#### GIVEN MATERIAL
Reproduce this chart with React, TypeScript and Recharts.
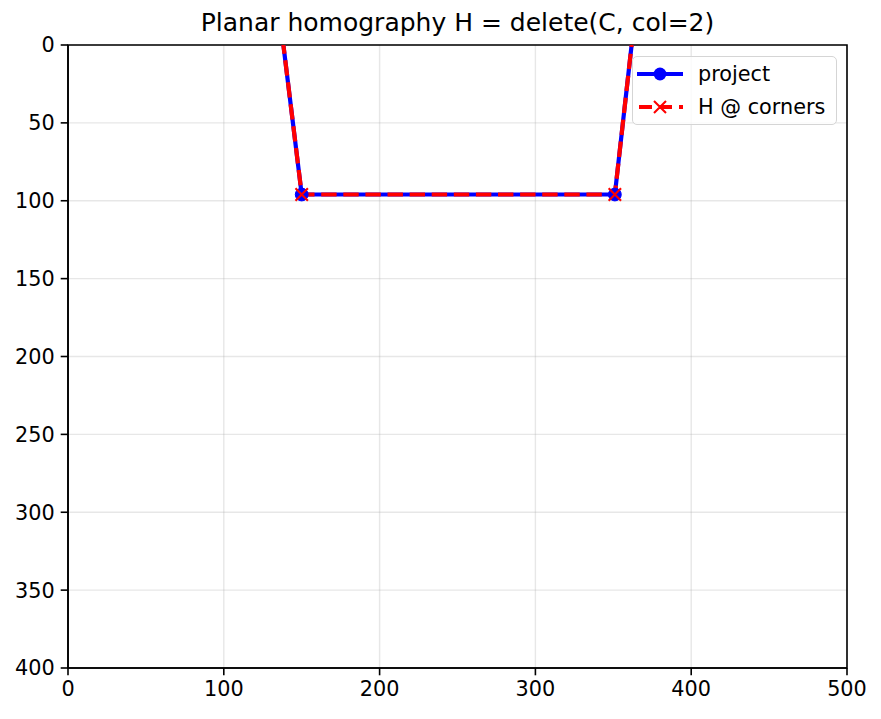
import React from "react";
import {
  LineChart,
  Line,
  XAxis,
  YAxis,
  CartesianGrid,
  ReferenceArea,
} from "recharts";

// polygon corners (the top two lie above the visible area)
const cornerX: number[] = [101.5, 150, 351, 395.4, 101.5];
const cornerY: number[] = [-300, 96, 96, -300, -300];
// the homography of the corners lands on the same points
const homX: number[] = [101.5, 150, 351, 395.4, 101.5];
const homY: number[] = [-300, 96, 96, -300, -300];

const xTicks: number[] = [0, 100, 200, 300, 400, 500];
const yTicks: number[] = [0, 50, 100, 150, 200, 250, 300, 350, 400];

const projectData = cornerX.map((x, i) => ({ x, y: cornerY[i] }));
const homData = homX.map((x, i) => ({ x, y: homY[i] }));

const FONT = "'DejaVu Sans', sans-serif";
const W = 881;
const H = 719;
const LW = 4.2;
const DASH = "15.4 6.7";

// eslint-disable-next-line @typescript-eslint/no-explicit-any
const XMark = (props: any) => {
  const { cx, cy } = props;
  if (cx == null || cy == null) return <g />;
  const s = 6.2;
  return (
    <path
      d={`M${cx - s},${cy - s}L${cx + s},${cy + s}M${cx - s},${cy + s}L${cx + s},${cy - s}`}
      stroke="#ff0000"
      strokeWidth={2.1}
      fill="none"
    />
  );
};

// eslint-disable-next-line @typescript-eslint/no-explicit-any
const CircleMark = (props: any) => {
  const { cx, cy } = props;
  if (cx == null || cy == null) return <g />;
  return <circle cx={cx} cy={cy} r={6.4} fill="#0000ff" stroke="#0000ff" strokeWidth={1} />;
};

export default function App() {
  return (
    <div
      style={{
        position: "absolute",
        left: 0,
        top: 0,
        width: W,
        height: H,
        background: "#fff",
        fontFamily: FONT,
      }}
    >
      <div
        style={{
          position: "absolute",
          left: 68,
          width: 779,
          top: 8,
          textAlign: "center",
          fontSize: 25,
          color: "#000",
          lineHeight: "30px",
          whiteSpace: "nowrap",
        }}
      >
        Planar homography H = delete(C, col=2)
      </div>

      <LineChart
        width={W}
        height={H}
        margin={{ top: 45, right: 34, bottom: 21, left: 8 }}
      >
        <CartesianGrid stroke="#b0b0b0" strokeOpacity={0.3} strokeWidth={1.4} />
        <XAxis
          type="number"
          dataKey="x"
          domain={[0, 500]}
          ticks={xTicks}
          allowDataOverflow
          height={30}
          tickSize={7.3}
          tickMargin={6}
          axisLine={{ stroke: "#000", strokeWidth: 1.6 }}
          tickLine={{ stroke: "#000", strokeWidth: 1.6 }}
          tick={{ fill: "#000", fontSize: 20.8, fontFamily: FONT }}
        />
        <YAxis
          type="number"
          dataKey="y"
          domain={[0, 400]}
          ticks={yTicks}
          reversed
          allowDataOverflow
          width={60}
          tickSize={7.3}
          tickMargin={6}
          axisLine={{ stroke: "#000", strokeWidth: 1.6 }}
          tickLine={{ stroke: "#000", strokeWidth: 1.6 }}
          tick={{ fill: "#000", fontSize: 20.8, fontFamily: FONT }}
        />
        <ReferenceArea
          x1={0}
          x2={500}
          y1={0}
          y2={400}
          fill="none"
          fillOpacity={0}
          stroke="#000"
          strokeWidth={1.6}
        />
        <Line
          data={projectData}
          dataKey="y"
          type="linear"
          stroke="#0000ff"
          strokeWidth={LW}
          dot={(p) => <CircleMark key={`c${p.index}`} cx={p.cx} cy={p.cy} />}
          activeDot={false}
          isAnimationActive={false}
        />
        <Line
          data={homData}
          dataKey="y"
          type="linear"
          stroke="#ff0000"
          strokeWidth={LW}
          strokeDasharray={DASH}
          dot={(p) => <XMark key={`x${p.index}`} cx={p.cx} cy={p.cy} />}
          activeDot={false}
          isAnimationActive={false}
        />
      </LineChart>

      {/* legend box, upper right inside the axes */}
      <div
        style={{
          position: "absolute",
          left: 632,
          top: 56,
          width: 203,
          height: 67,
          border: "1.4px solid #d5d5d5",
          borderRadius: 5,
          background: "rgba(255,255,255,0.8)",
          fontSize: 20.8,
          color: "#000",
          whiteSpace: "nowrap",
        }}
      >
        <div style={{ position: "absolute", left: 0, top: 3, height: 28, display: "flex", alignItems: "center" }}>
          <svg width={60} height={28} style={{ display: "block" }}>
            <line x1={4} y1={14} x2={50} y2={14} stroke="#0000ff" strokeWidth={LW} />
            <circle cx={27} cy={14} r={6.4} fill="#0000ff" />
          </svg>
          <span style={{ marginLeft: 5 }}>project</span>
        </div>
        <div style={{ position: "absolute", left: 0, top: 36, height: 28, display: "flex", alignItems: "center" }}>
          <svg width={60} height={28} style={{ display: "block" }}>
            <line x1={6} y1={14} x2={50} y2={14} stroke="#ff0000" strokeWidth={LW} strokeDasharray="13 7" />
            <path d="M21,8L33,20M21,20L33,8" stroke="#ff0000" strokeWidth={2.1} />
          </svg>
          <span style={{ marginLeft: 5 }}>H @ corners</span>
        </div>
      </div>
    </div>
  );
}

#### PROBLEM DESCRIPTION
Please repeat exactly the data above from its first line to the line that contains "const homY: number[]", inclusive, and leave every picture out.

#### COMPLETED EXERCISE
Reproduce this chart with React, TypeScript and Recharts.
import React from "react";
import {
  LineChart,
  Line,
  XAxis,
  YAxis,
  CartesianGrid,
  ReferenceArea,
} from "recharts";

// polygon corners (the top two lie above the visible area)
const cornerX: number[] = [101.5, 150, 351, 395.4, 101.5];
const cornerY: number[] = [-300, 96, 96, -300, -300];
// the homography of the corners lands on the same points
const homX: number[] = [101.5, 150, 351, 395.4, 101.5];
const homY: number[] = [-300, 96, 96, -300, -300];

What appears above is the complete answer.